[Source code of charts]
>> Start
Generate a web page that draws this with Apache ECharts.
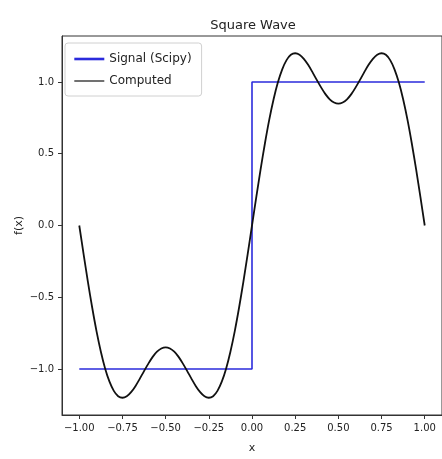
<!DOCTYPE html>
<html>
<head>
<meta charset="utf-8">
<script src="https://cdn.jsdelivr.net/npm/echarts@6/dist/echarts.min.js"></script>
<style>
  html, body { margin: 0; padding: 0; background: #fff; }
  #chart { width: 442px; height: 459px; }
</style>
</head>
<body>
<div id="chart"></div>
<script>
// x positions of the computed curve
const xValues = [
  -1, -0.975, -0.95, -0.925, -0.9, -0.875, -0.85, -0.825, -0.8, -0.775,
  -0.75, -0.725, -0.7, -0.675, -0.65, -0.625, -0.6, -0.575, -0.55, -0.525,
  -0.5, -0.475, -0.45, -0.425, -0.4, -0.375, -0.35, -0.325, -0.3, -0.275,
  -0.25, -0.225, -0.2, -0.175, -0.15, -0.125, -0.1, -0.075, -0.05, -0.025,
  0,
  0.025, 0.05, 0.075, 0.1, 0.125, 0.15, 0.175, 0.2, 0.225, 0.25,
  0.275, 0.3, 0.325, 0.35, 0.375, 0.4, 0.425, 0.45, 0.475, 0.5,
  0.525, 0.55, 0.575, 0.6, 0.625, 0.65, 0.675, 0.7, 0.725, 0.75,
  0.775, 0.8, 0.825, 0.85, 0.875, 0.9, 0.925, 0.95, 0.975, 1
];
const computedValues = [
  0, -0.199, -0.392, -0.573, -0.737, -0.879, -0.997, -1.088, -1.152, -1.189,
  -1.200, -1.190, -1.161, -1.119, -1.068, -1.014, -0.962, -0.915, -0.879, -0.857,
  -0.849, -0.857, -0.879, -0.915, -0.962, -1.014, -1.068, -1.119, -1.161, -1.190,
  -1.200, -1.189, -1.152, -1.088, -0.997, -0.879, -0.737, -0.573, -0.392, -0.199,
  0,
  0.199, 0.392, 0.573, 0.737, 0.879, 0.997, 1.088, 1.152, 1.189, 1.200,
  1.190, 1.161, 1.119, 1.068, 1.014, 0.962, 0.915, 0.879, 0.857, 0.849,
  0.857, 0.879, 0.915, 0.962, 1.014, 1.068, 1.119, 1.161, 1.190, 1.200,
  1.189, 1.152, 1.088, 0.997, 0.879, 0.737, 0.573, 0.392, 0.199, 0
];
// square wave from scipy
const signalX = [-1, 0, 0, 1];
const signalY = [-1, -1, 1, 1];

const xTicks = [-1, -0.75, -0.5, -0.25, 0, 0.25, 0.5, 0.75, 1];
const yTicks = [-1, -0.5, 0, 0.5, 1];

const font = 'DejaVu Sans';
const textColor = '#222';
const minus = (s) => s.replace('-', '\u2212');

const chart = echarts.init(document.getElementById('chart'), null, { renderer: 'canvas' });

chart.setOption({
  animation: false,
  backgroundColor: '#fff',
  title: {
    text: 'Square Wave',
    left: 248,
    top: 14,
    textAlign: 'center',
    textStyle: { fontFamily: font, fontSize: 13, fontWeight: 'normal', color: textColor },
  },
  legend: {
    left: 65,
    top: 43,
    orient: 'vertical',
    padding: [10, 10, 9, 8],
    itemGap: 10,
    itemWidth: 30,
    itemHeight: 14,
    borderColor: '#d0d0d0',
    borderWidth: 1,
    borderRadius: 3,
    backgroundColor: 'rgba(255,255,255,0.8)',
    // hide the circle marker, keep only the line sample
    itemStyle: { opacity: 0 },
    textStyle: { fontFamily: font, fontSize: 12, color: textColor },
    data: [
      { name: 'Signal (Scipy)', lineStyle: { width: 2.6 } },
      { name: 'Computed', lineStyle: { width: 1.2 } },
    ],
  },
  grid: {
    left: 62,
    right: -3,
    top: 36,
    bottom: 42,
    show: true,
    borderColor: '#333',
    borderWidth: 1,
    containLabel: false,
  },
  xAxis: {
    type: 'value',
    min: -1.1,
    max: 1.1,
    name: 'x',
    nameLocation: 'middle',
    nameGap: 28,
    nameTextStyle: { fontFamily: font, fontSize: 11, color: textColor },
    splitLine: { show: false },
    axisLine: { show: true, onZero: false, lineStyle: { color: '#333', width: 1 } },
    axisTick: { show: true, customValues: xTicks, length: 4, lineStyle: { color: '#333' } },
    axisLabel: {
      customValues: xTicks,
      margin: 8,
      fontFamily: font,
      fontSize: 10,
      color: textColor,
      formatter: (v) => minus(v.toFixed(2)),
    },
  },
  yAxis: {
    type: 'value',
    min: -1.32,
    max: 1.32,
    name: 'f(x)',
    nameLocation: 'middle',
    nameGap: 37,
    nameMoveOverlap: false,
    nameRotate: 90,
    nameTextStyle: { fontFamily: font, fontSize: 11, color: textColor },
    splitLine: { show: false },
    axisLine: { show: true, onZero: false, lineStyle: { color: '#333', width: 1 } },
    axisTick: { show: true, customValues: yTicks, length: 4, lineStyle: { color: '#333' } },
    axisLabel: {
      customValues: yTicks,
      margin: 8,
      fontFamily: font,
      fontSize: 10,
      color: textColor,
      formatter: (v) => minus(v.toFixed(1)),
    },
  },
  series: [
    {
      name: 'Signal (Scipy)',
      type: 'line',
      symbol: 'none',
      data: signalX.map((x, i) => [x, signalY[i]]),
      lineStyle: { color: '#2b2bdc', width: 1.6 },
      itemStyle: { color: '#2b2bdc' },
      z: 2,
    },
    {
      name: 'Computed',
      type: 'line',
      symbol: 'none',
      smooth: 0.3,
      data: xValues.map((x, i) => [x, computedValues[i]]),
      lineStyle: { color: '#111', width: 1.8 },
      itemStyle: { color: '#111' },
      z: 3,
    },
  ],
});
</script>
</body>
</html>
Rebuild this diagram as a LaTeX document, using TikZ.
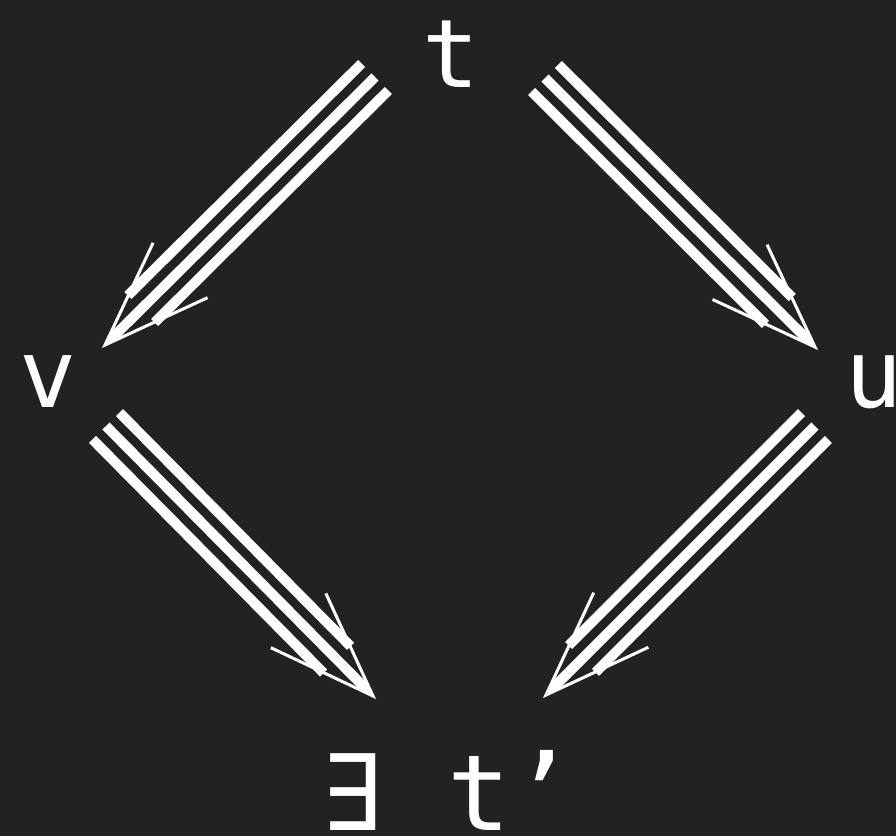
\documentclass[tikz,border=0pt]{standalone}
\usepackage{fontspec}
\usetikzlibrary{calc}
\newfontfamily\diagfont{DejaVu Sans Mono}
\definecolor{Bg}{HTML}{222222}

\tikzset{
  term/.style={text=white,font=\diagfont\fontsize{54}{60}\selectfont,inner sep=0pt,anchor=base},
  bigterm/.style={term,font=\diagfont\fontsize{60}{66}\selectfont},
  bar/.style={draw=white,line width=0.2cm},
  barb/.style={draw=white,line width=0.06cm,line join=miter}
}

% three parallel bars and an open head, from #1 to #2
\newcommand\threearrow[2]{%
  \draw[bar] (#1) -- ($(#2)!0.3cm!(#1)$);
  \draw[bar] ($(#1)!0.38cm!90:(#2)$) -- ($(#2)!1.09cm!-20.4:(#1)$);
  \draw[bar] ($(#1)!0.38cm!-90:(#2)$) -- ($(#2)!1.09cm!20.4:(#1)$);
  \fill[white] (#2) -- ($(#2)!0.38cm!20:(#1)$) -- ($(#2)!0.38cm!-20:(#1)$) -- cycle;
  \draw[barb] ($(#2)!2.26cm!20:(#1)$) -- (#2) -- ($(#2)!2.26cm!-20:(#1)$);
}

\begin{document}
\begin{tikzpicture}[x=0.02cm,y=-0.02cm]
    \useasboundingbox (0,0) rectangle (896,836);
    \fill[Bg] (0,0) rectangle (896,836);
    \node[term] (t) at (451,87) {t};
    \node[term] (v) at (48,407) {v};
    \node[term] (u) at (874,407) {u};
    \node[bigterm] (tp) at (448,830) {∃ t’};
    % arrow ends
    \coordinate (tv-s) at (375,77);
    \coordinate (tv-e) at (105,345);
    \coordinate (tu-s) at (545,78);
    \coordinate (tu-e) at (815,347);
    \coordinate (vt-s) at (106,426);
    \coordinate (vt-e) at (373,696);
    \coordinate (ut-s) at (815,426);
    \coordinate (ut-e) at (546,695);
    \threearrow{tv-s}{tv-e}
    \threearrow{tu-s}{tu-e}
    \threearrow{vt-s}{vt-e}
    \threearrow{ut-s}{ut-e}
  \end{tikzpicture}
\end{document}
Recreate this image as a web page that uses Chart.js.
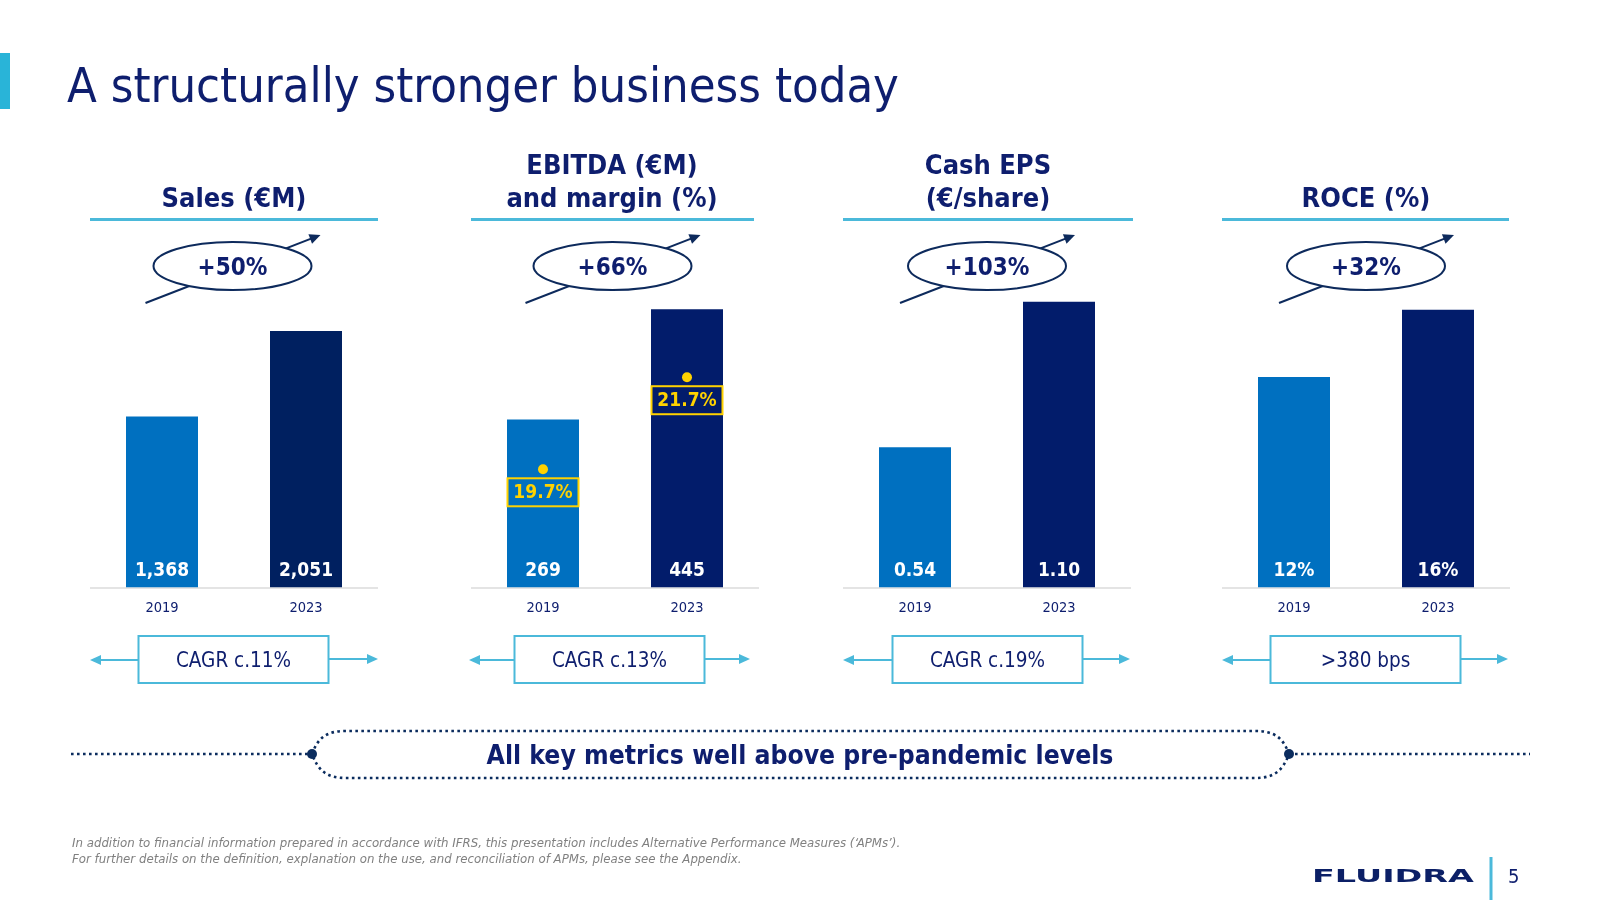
>> End
■ SET EXERCISE ■
Find the word "that" in the entries, and copy every line it shows up in.

■ SOLUTION TO THIS TASK ■
Generate a web page that draws this with Apache ECharts.
Recreate this image as a web page that uses Chart.js.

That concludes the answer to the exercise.